I recently had independent discussions with the two entrepreneurs who are currently the CEOs of two successful small businesses. The businesses have been running for 4 and 6 years respectively, have strong order books, growing client bases and positive cash-flow.
Both of them talked openly about how the act of actively growing their businesses had challenged pretty much everything in their business. Both had over time come to the conclusion that growth had become secondary to rather building a sustainable and better business.
Here are some of the challenges I often hear CEOs of growing business talk about:
- Growth equals change in every aspect of the business – interpersonal relationships, people, operating habits, processes, business rules, policies, structure etc in ways that could not easily been envisaged and thus planned for. The pace of growth and the type of products or services offered (standard vs customised) has a big impact on how much additional change required active management.

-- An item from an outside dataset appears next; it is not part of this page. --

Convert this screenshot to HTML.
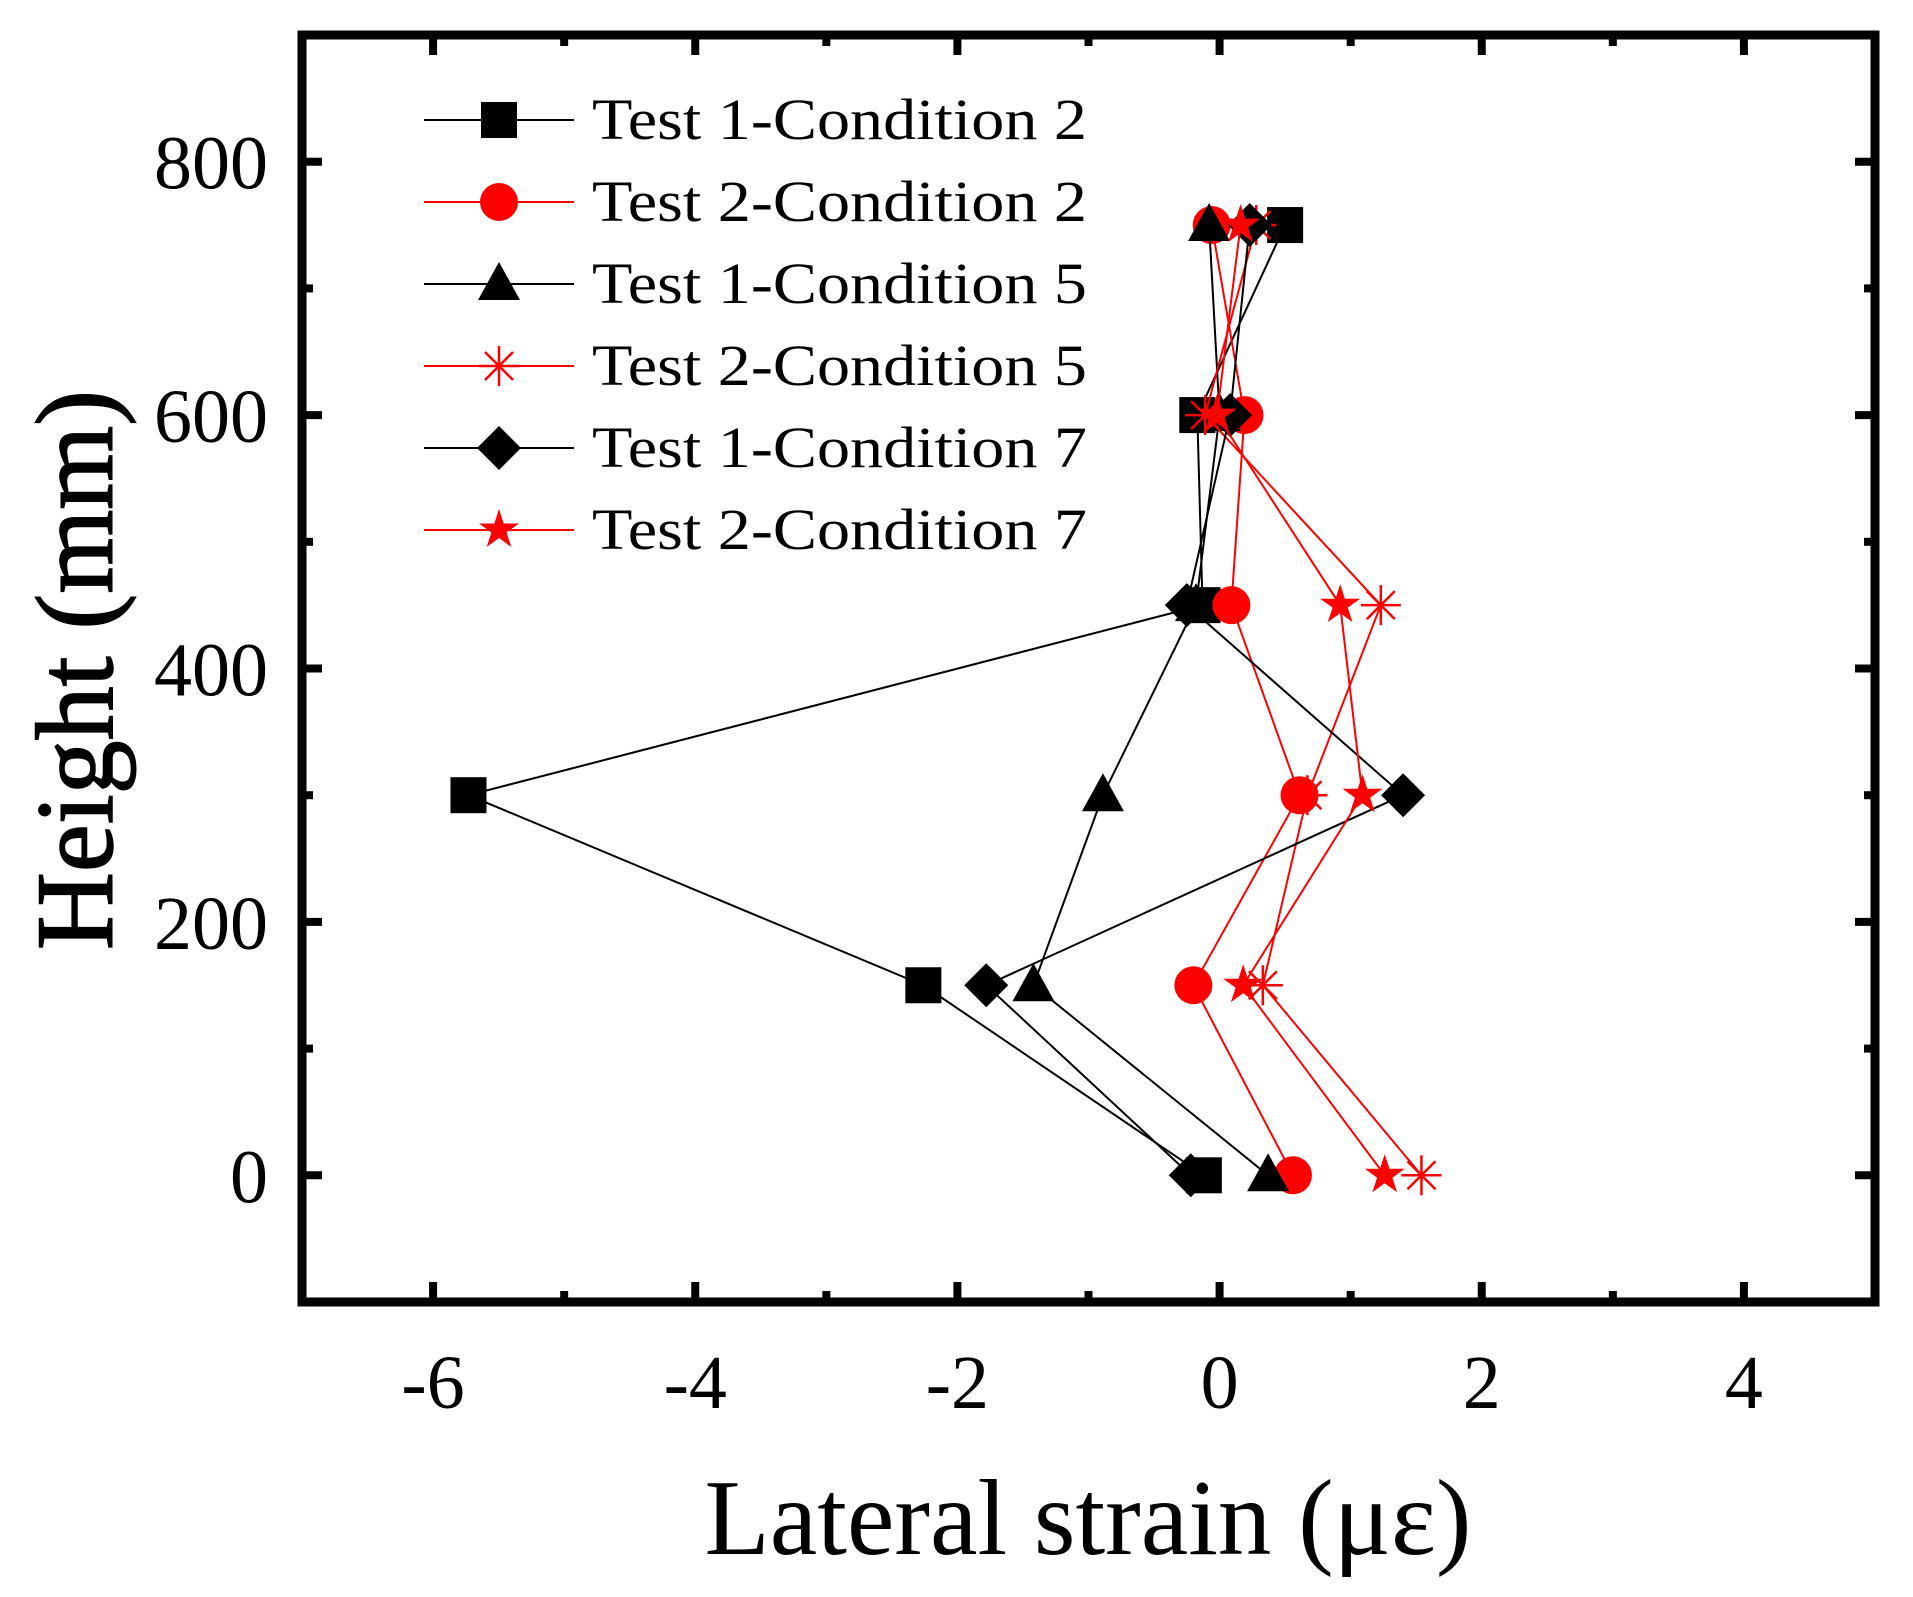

Fast growth in the production and delivery of non-standard services or products is the toughest. You grow revenue and operational complexity.
- Human dynamics of growth is a never ending ‘beast’ that requires constant attention. More people create more personality, work ethic, culture and value issues. Management structures typically lag operational change. Managing new off the ball conflict and group behavioural complexities not encountered before become a real strain on the business. These manifest in various forms including lack of delivery, suspect quality, losing staff and clients, morale slumps etc.
Figuring out where to focus your rectification efforts is a dynamic skill that only gets acquired over time. This element alone is exceptionally draining.
- Difficulties in building solid management teams. Growth often takes founders out of their hiring comfort zones with resultant bad hiring decisions. This was made worse by the performance impact this had on the extended team and the stress and cost of having to rectify these decisions. One bad appointment in a key position often significantly slows down operational momentum.
Key value drivers become compromised during the repair process. One step forward two steps back! This problem is often compounded when internal resources have been overlooked for key managerial positions.
- The rate of new customer acquisition usually outstrips the rate of capability expansion. Book the revenue and then figure out how to deliver the goods. Key resources get overstretched, quality declines and stress and risk levels rise. In general, the faster you attempt to grow the better quality of people, team and leadership required.
Finding really good people is often much harder than expected. Once attained, building productive team and leadership becomes a competency in itself. Often the underlying operational processes required to manage more clients, projects and people lack the maturity to deal with the unpredictability of events that need managing.
- The process is a continuous set of trade-offs. Striking a balance between accepting new clients and building delivery capacity, developing internal skills versus hiring externally, deepening a position in a single market versus expanding into a new market, growing revenue versus focusing on margin improvement first. Making good decisions all the time, while under financial, project delivery or sales pressure becomes more challenging the larger you get and the faster you are trying to scale.
- The business moves from a fun exciting start-up that the founder(s) feeds off emotionally to a place of disillusionment and frustration. This leads to them questioning their relationship with their business. The grind associated with having to design, create and manage the enabling processes, operating habits, values through best intention trial and error is not what they envisaged the growth process to be about.
Revenue might be growing but so is the amount of infrastructural process, systems, people, customer and financial management burden of keeping the machine working.
Striking a balance between the rate and type of growth and the capabilities and competencies required to manage the resultant change is the perpetual challenge.
Building a better business becomes the mantra. Simply growing revenue year on year becomes questioned as a strategy. Growth in all aspects of the business needed to happen for the right reasons.